The Indiana Supreme Court issued a disciplinary order Thursday suspending attorney Christopher Phillips for 180 days following findings of professional misconduct in his estate practice. The court found Phillips engaged in attorney misconduct by charging unreasonable fees in estate matters and mismanaging his attorney trust account.

The suspension includes 120 days of active service, with the remaining 60 days stayed subject to Phillips successfully completing at least three years of probation with monitoring by a certified public accountant. The disciplinary action was filed July 31, 2025, in Supreme Court Case No. 25S-DI-49.

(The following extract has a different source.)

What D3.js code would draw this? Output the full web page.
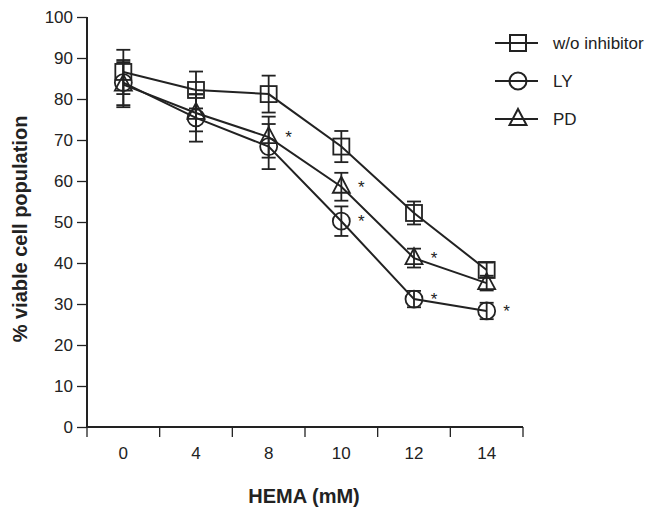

The discipline stems from a conditional agreement between Phillips and the Indiana Supreme Court Disciplinary Commission, submitted under Indiana Admission and Discipline Rule 23(12.1)(b). Phillips, who was admitted to the Indiana bar in 2011, falls under the court's disciplinary jurisdiction pursuant to Article 7, Section 4 of the Indiana Constitution.

According to the stipulated facts in the disciplinary order, the misconduct centered on Phillips' handling of estate administration matters. In one case, a decedent's grandson hired Phillips to assist with estate administration without executing a written fee agreement. In July 2022, Phillips petitioned to open a supervised estate and to appoint a personal representative, instructing his client to deposit all estate funds into Phillips' trust account.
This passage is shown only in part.